New procurement regulations are promised, which we are assured will curb wasteful and corrupt expenditures, and SAPS and the rest of the justice system will be taking on several thousand new employees.
All of this must be taken with the following pinch of salt – that predicted outcomes have been rosier every year than even the cooked books delivered when the accounts were finally done. Long term, we can all see performances have been pretty terrible.
South Africa's economic performance since its transition to democracy in 1994 has been dismal, and the extremely generous welfare system (relative to other middle-income countries anyway) has done nothing to encourage economic growth (quite the opposite, if common sense is any indicator).
GDP per capita has increased by only 22% from 1994 to 2022, while countries like China, Vietnam, Ethiopia, India, and Poland have seen much more significant growth, an order of magnitude more, in fact, according to the World Bank. South Africa's GDP per capita in 2022 was lower than it was in 2007, and it is expected to continue declining for the next three years, resulting in 18 years of decreasing living standards. The country faces record levels of unemployment, poverty, and inequality.
We currently hold the world's highest unemployment rate, with 11.9 million people unemployed and an unemployment rate of 42.4% in the second quarter of 2023. Approximately half of the population lives in poverty, and one in five people lacks adequate access to food. Furthermore, it is the most unequal country globally, with the top 10% earning 67% of incomes and owning 86% of the wealth. That’s a significant increase from the old regime, under whose iron fist, inequality actually decreased (not that one should trust GINI coefficient scores too much).

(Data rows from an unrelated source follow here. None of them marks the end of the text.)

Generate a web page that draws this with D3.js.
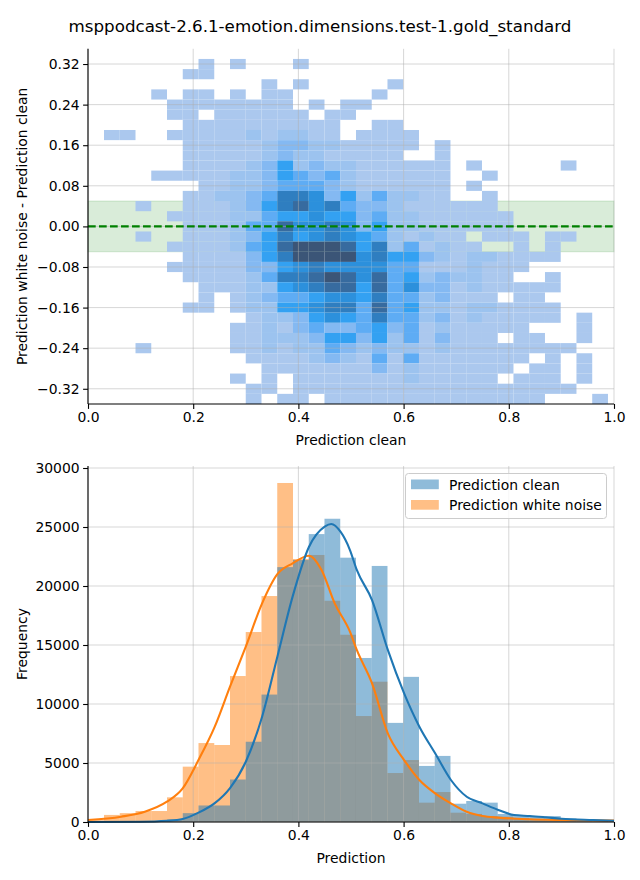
<!DOCTYPE html>
<html><head><meta charset="utf-8">
<script src="https://cdn.jsdelivr.net/npm/d3@7"></script>
<style>body{margin:0;background:#fff} svg{display:block} text{font-family:"DejaVu Sans",sans-serif;fill:#000}</style>
</head><body><svg id="c" width="640" height="880"></svg>
<script>
// ---------- data ----------
const title = "msppodcast-2.6.1-emotion.dimensions.test-1.gold_standard";
const binStart = 0.0005, binWidth = 0.02994, nBins = 33;
const heatTopCenter = 0.32, heatRowStep = 0.02;
// density level per cell (rows top->bottom, 33 columns, 0 = empty)
const heatLevels = [
"00000001010 00100000000 00000000000",
"00000011000 00000000000 00000000000",
"00000000000 10100000100 00000000000",
"00001011010 11000001000 00000000000",
"00000111111 11010110000 00000000000",
"00000110111 11101100000 00000000000",
"00000011111 11111001100 00000000000",
"01100111112 12211011110 00000000000",
"00000011111 23322111110 10000000000",
"00000011111 23221111100 10000000000",
"00000011112 35232211111 10100000100",
"00001111122 35434211111 10010000000",
"00000001122 34443211111 10100000000",
"00000011223 47763524221 10010000000",
"00010011123 57867433211 11110000000",
"00000111122 45565534221 11111000000",
"00000011124 48667635221 11111000000",
"00010011123 57567654212 11011101100",
"00000111124 58999857241 21100101000",
"00000011113 57999967553 21221111000",
"00000111113 35676666441 11211100000",
"00000011112 47789868452 32211001000",
"00000001112 25678858463 31211111000",
"00000001012 34456657442 31110110000",
"00000011012 25567748452 21221111000",
"00000000001 22356547442 31211111010",
"00000000011 21343345341 21111100010",
"00000000011 22235535241 31110110010",
"00010000011 21224323221 21111111100",
"00000000001 11123214141 11111101010",
"00000000000 11111113121 11111011010",
"00000000010 10111111121 11110111010",
"00000000001 10111111111 11111111100",
"00000000001 01101111111 11111110001"
];
const levelColors = ["none","#abc8ee","#9cc3ef","#84b9f2","#5eacf4","#33a1f2","#2c90dc","#2f7ec0","#376b9f","#3b5577"];

const cleanCounts = [0,0,0,30,60,200,750,1400,1400,3600,6800,10800,21600,22200,24400,25700,22400,13900,21700,8400,12300,4750,5600,1550,1780,1640,680,590,510,500,300,200,150];
const noiseCounts = [150,600,750,930,930,2090,4690,6690,6525,12370,16100,19150,28730,22290,22630,18750,15870,8980,11890,4150,5250,1640,2540,790,680,510,450,340,200,150,100,60,30];

const kdeCleanX = [0,0.10,0.15,0.18,0.21,0.241,0.27,0.30,0.331,0.36,0.389,0.42,0.45,0.4625,0.48,0.498,0.511,0.54,0.57,0.601,0.63,0.66,0.69,0.72,0.75,0.78,0.81,0.84,0.87,0.90,0.96,1.0];
const kdeCleanY = [0,20,100,250,790,1600,2880,5110,8920,14010,19100,23300,25030,25250,24600,23050,21360,18810,14580,10900,8080,5820,3560,2140,1580,1020,590,510,400,280,170,110];
const kdeNoiseX = [0,0.063,0.108,0.15,0.18,0.21,0.241,0.27,0.30,0.331,0.36,0.389,0.42,0.444,0.469,0.498,0.511,0.54,0.57,0.601,0.63,0.66,0.69,0.72,0.75,0.78,0.84,0.90,1.0];
const kdeNoiseY = [170,450,870,1720,2850,5250,8080,11470,14860,18530,21000,21920,22570,21360,18530,16130,14580,11750,7510,5250,3560,2430,1580,870,510,370,230,170,120];

const xTicks = [0,0.2,0.4,0.6,0.8,1.0];
const topYTicks = [0.32,0.24,0.16,0.08,0,-0.08,-0.16,-0.24,-0.32];
const bottomYTicks = [0,5000,10000,15000,20000,25000,30000];
const seriesNames = ["Prediction clean","Prediction white noise"];

// ---------- layout ----------
const svg = d3.select("#c");
const L = 88, R = 614;
const top1 = 48.8, bot1 = 404, top2 = 466, bot2 = 822;
const x = d3.scaleLinear().domain([0,1]).range([L,R]);
const y1 = d3.scaleLinear().domain([-0.35,0.35]).range([bot1,top1]);
const y2 = d3.scaleLinear().domain([0,30170]).range([bot2,top2]);
const fmtMinus = s => s.replace("-","\u2212");

svg.append("text").attr("x",320).attr("y",32).attr("text-anchor","middle")
  .style("font-size","16.7px").text(title);

// ---------- top: 2D histogram ----------
const g1 = svg.append("g");
g1.append("rect").attr("x",L).attr("width",R-L)
  .attr("y",y1(0.05)).attr("height",y1(-0.05)-y1(0.05))
  .attr("fill","green").attr("fill-opacity",0.15)
  .attr("stroke","green").attr("stroke-opacity",0.15);

const cells = [];
heatLevels.forEach((row,r)=>{
  const s = row.replace(/ /g,"");
  for(let k=0;k<nBins;k++){
    const lv = +s[k];
    if(lv>0) cells.push({k, yc: heatTopCenter - r*heatRowStep, lv});
  }
});
g1.selectAll("rect.cell").data(cells).enter().append("rect").attr("class","cell")
  .attr("x",d=>x(binStart+d.k*binWidth))
  .attr("width",d=>x(binStart+(d.k+1)*binWidth)-x(binStart+d.k*binWidth))
  .attr("y",d=>y1(d.yc+heatRowStep/2))
  .attr("height",d=>y1(d.yc-heatRowStep/2)-y1(d.yc+heatRowStep/2))
  .attr("fill",d=>levelColors[d.lv]);

function grid(g, ys, yscale, ytop, ybot){
  g.selectAll(null).data(xTicks).enter().append("line")
    .attr("x1",d=>x(d)).attr("x2",d=>x(d)).attr("y1",ytop).attr("y2",ybot)
    .attr("stroke","#b0b0b0").attr("stroke-opacity",0.5).attr("stroke-width",1);
  g.selectAll(null).data(ys).enter().append("line")
    .attr("x1",L).attr("x2",R).attr("y1",d=>yscale(d)).attr("y2",d=>yscale(d))
    .attr("stroke","#b0b0b0").attr("stroke-opacity",0.5).attr("stroke-width",1);
}
grid(g1, topYTicks, y1, top1, bot1);

g1.append("line").attr("x1",L).attr("x2",R).attr("y1",y1(0)).attr("y2",y1(0))
  .attr("stroke","green").attr("stroke-width",2.1).attr("stroke-dasharray","7.7,3.3");

function axes(g, yscale, yticks, yfmt, ybot, ytop){
  const ax = d3.axisBottom(x).tickValues(xTicks).tickFormat(d3.format(".1f")).tickSizeOuter(0).tickSize(4.9).tickPadding(3.5);
  const gx = g.append("g").attr("transform",`translate(0,${ybot})`).call(ax);
  const ay = d3.axisLeft(yscale).tickValues(yticks).tickFormat(yfmt).tickSizeOuter(0).tickSize(4.9).tickPadding(3.5);
  const gy = g.append("g").attr("transform",`translate(${L},0)`).call(ay);
  [gx,gy].forEach(a=>{
    a.select(".domain").remove();
    a.selectAll("line").attr("stroke","#000").attr("stroke-width",1.1);
    a.selectAll("text").style("font-size","13.9px").attr("fill","#000").style("font-family","DejaVu Sans");
  });
  g.append("line").attr("x1",L).attr("x2",R).attr("y1",ybot).attr("y2",ybot).attr("stroke","#000").attr("stroke-width",1.1);
  g.append("line").attr("x1",L).attr("x2",L).attr("y1",ytop).attr("y2",ybot).attr("stroke","#000").attr("stroke-width",1.1);
}
axes(g1, y1, topYTicks, d=>fmtMinus(d3.format(".2f")(d)), bot1, top1);

svg.append("text").attr("x",(L+R)/2).attr("y",445).attr("text-anchor","middle").style("font-size","13.9px").text("Prediction clean");
svg.append("text").attr("transform",`translate(27,${(top1+bot1)/2}) rotate(-90)`).attr("text-anchor","middle").style("font-size","13.9px").text("Prediction white noise - Prediction clean");

// ---------- bottom: histograms ----------
const g2 = svg.append("g");
function bars(counts, color){
  g2.selectAll(null).data(counts).enter().append("rect")
    .attr("x",(d,k)=>x(binStart+k*binWidth))
    .attr("width",(d,k)=>x(binStart+(k+1)*binWidth)-x(binStart+k*binWidth))
    .attr("y",d=>y2(d)).attr("height",d=>y2(0)-y2(d))
    .attr("fill",color).attr("fill-opacity",0.5);
}
bars(noiseCounts,"#ff7f0e");
bars(cleanCounts,"#1f77b4");
grid(g2, bottomYTicks, y2, top2, bot2);

const line = d3.line().x(d=>x(d[0])).y(d=>y2(d[1])).curve(d3.curveMonotoneX);
g2.append("path").attr("d",line(kdeNoiseX.map((v,i)=>[v,kdeNoiseY[i]])))
  .attr("fill","none").attr("stroke","#ff7f0e").attr("stroke-width",2.1);
g2.append("path").attr("d",line(kdeCleanX.map((v,i)=>[v,kdeCleanY[i]])))
  .attr("fill","none").attr("stroke","#1f77b4").attr("stroke-width",2.1);

axes(g2, y2, bottomYTicks, d=>String(d), bot2, top2);

svg.append("text").attr("x",(L+R)/2).attr("y",863).attr("text-anchor","middle").style("font-size","13.9px").text("Prediction");
svg.append("text").attr("transform",`translate(27,${(top2+bot2)/2}) rotate(-90)`).attr("text-anchor","middle").style("font-size","13.9px").text("Frequency");

// legend
const lg = svg.append("g");
lg.append("rect").attr("x",405.5).attr("y",473.5).attr("width",201).attr("height",45).attr("rx",3)
  .attr("fill","#fff").attr("fill-opacity",0.8).attr("stroke","#cccccc");
[["#1f77b4",0],["#ff7f0e",1]].forEach(([c,i])=>{
  lg.append("rect").attr("x",411).attr("y",479.5+i*20.5).attr("width",27.8).attr("height",9.7)
    .attr("fill",c).attr("fill-opacity",0.5);
  lg.append("text").attr("x",449).attr("y",489.5+i*20.5).style("font-size","13.9px").text(seriesNames[i]);
});
</script></body></html>
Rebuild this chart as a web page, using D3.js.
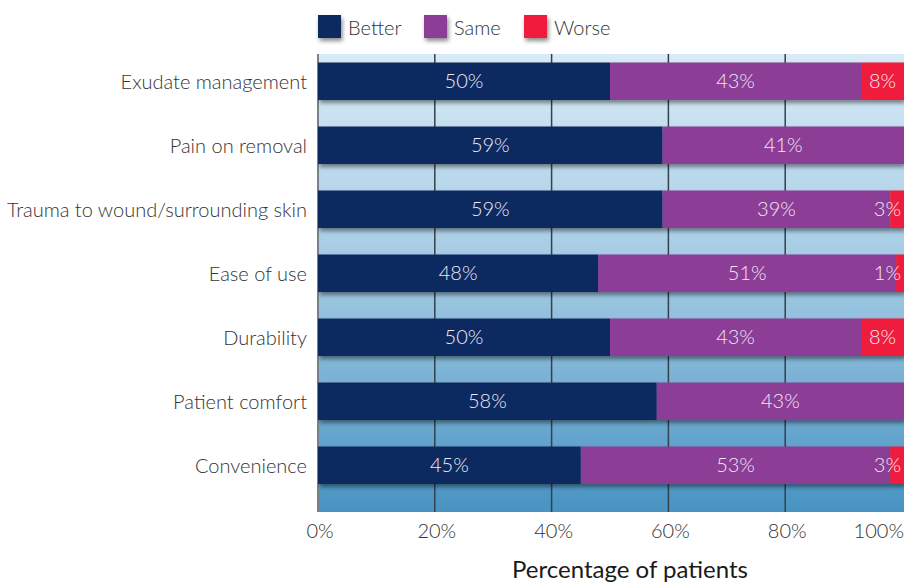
<!DOCTYPE html>
<html><head><meta charset="utf-8">
<script src="https://cdn.jsdelivr.net/npm/d3@7"></script>
<style>
html,body{margin:0;padding:0;background:#fff;}
svg{display:block;}
text{font-family:"Lato","Open Sans",sans-serif;}
</style></head>
<body>
<svg id="c" width="904" height="584"></svg>
<script>
const categories = ["Exudate management","Pain on removal","Trauma to wound/surrounding skin","Ease of use","Durability","Patient comfort","Convenience"];
const better = [50,59,59,48,50,58,45];
const same   = [43,41,39,51,43,43,53];
const worse  = [8,0,3,1,8,0,3];
const seriesNames = ["Better","Same","Worse"];
const tickValues = [0,20,40,60,80,100];
const colors = ["#0f2b61","#8c3d96","#f01b3c"];

const svg = d3.select("#c");
const plotL = 318, plotR = 904, plotT = 54, plotB = 512;

const x = d3.scaleLinear().domain([0,100]).range([318, 902]);
const y = d3.scaleBand().domain(categories).range([49.25, 497.25]).paddingInner(0.414).paddingOuter(0.207);

const defs = svg.append("defs");
const grad = defs.append("linearGradient").attr("id","bg").attr("x1",0).attr("y1",0).attr("x2",0).attr("y2",1);
grad.append("stop").attr("offset","0%").attr("stop-color","#d8ebf6");
grad.append("stop").attr("offset","50%").attr("stop-color","#9fc8e2");
grad.append("stop").attr("offset","100%").attr("stop-color","#4893c2");
const f = defs.append("filter").attr("id","sh").attr("x","-10%").attr("y","-20%").attr("width","130%").attr("height","160%");
f.append("feDropShadow").attr("dx",1.5).attr("dy",3).attr("stdDeviation",2.2).attr("flood-color","#000").attr("flood-opacity",0.45);
defs.append("clipPath").attr("id","clip").append("rect").attr("x",plotL).attr("y",plotT).attr("width",plotR-plotL).attr("height",plotB-plotT);

svg.append("rect").attr("x",plotL).attr("y",plotT).attr("width",plotR-plotL).attr("height",plotB-plotT).attr("fill","url(#bg)");

svg.append("g").selectAll("line").data(tickValues.filter(d=>d>0 && d<100)).join("line")
  .attr("x1",d=>x(d)).attr("x2",d=>x(d)).attr("y1",plotT).attr("y2",plotB)
  .attr("stroke","#34414c").attr("stroke-width",1.5);
svg.append("line").attr("x1",plotL).attr("x2",plotL).attr("y1",plotT).attr("y2",plotB)
  .attr("stroke","#7a8088").attr("stroke-width",2);

const rows = categories.map((c,i)=>({cat:c, vals:[better[i],same[i],worse[i]]}));
const segs = [];
rows.forEach(r=>{
  let acc=0;
  r.vals.forEach((v,k)=>{ if(v>0) segs.push({cat:r.cat,k,v,x0:acc,x1:acc+v}); acc+=v; });
});
const segEnd = d => d.x1 >= 100 ? plotR : Math.min(x(d.x1), plotR);

const barG = svg.append("g").attr("clip-path","url(#clip)");
rows.forEach(r=>{
  const g = barG.append("g").attr("filter","url(#sh)");
  g.selectAll("rect").data(segs.filter(s=>s.cat===r.cat)).join("rect")
    .attr("x",d=>x(d.x0)).attr("y",y(r.cat))
    .attr("width",d=>Math.max(0,segEnd(d)-x(d.x0)))
    .attr("height",y.bandwidth())
    .attr("fill",d=>colors[d.k]);
});

svg.append("g").selectAll("text").data(segs).join("text")
  .each(function(d){
    const a = x(d.x0), b = segEnd(d);
    let cx = (a+b)/2, anchor="middle";
    if (b-a < 30) { cx = plotR-3; anchor="end"; }
    d3.select(this).attr("x",cx).attr("text-anchor",anchor);
  })
  .attr("y",d=>y(d.cat)+y.bandwidth()/2)
  .attr("dy","0.36em")
  .attr("fill","#f0e8f4")
  .attr("font-size",20).attr("font-weight",300)
  .text(d=>d.v+"%");

svg.append("g").selectAll("text").data(categories).join("text")
  .attr("x",307).attr("y",d=>y(d)+y.bandwidth()/2).attr("dy","0.38em")
  .attr("text-anchor","end").attr("fill","#333").attr("font-size",20).attr("font-weight",300)
  .text(d=>d);

svg.append("g").selectAll("text").data(tickValues).join("text")
  .attr("x",d=> d===100 ? 904 : x(d)+2).attr("y",531).attr("dy","0.36em")
  .attr("text-anchor",d=> d===100 ? "end" : "middle")
  .attr("fill","#333").attr("font-size",20).attr("font-weight",300)
  .text(d=>d+"%");

svg.append("text").attr("x",630).attr("y",569).attr("dy","0.36em").attr("text-anchor","middle")
  .attr("fill","#1a1a1a").attr("font-size",24).attr("font-weight",400)
  .text("Percentage of patients");

const legX = [318,424,524];
const lg = svg.append("g");
seriesNames.forEach((n,i)=>{
  lg.append("rect").attr("x",legX[i]).attr("y",15).attr("width",23).attr("height",23)
    .attr("fill",colors[i]).attr("filter","url(#sh)");
  lg.append("text").attr("x",legX[i]+30).attr("y",28).attr("dy","0.36em")
    .attr("fill","#333").attr("font-size",20).attr("font-weight",300).text(n);
});
</script>
</body></html>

According to the M&G (among others), the core issue is that the treasury and the Reserve Bank are primarily focused on debt and inflation (i.e., their actual constitutional purview), rather than addressing the pressing issues of unemployment, poverty, and inequality. Imagine that – they could just be hosing pedestrians down with freshly printed Rands every day and twice on weekends.
These guys tend to accuse the Minister of exaggerating the fiscal crisis for political reasons. Gqubula made this point himself, and the quoted figures which undermined his point entirely: the left-wing Institute for Economic Justice (IEJ) forecasts a budget deficit of 6.3% of GDP, while the 2023 budget had projected a deficit of 3.9% of GDP.
Most blame this on revenue shortfalls, and say we need to squeeze the taxpayer some more. Of course, other analysts have been arguing that we are on the verge of a tax revolt, because the margins are to steep for a middle class that would barely qualify as working class in the West.
Add to this the fact that the only seriously vibrant sector of the economy outside the Western Cape is the informal sector, which doesn’t pay taxes, and you have before you a stone from which no blood can be drawn.
Again and again, we see that old tokoloshe “neoliberalism” blamed for all of this.
But perhaps we should be thankful for that lingering “neoliberal” element in our socialist political economy – despite all the political incentive to do so, the government has resisted printing money with the aggressive fervour of Zimbabwe, or even the recent policies of the Western world post-covid.
Our inflation remains in single digits, and we still have a tradeable currency, as motheaten as the old thing has become.
Of course, this cannot last. The fiscal cliff is real for the very simple reason that spending is not being cut, debt servicing costs are going up, revenues are maxed out, and economic growth is relatively flat. “Austerity” must come, because if experience is any indicator, when pigs fall off a cliff, they tend not to fly very far.